According to a study by the Center for the Study of Women in Television and Film at San Diego State University, 29 percent of protagonists in 2016's top 100 highest-grossing films were female. That was a seven percentage point improvement over 2015's numbers, and, according to the study, represents "a recent historical high."
The year also saw improvement in supporting roles. Women made up 37 percent of major characters, up three percentage points from the year before. However, the number of women in speaking roles was down one point from the year before, at 32 percent. Female characters were also less likely to be shown at work or in leadership positions, and skewed younger than male characters.
Women of color, meanwhile, saw improved representation for some groups (Asian female characters increased from three to six percent, Black female characters from 13 to 14), but not others (Latina characters declined from four to three percent).
Obviously, there's still plenty of room for improvement across the board. Women make up more than half the population of the United States, as well as the majority of moviegoers, so it only makes sense for their onscreen representation to more accurately reflect those numbers.
The key to bringing these stats even higher could be the presence of more women behind the camera, as the study found that female filmmakers tended to feature more female characters. In movies with at least one female director and/or writer, for example, women made up 57 percent of protagonists, as opposed to 18 percent among movies with exclusively male writers and directors.

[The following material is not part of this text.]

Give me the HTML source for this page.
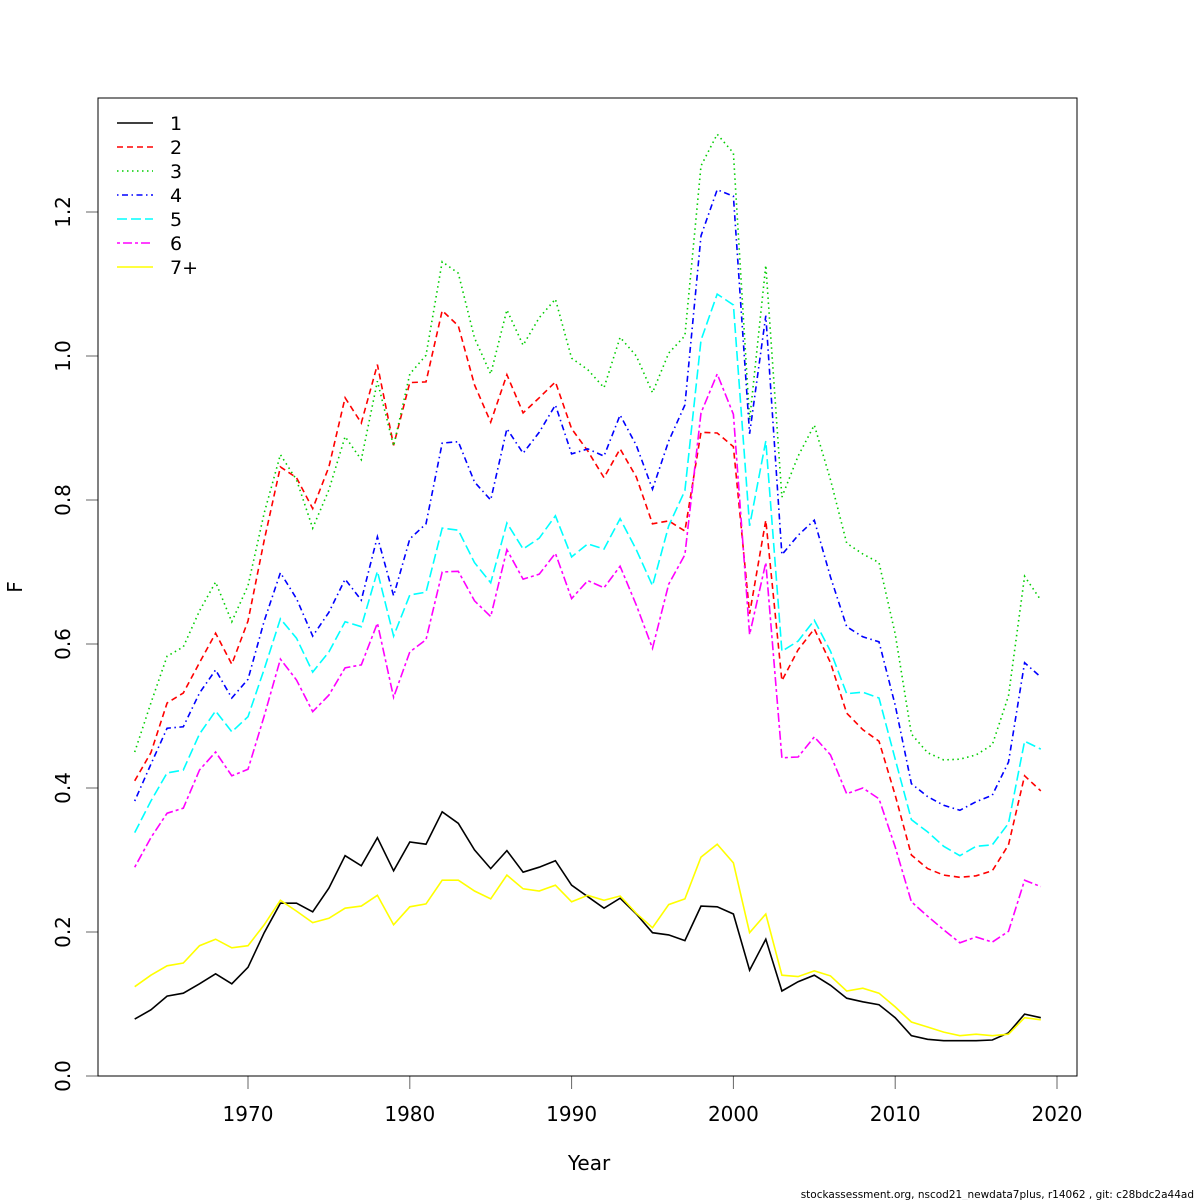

Unfortunately, women aren't just struggling for leadership positions on screen — they're also facing extremely disappointing numbers off screen. Women only accounted for seven percent of the directors behind last year's top 250 films. That's a two percent decline from 2015.
While there may be signs of progress in some areas, there is still a lot of work to be done in Hollywood. And considering it's the year 2017, it really shouldn't be taking this long.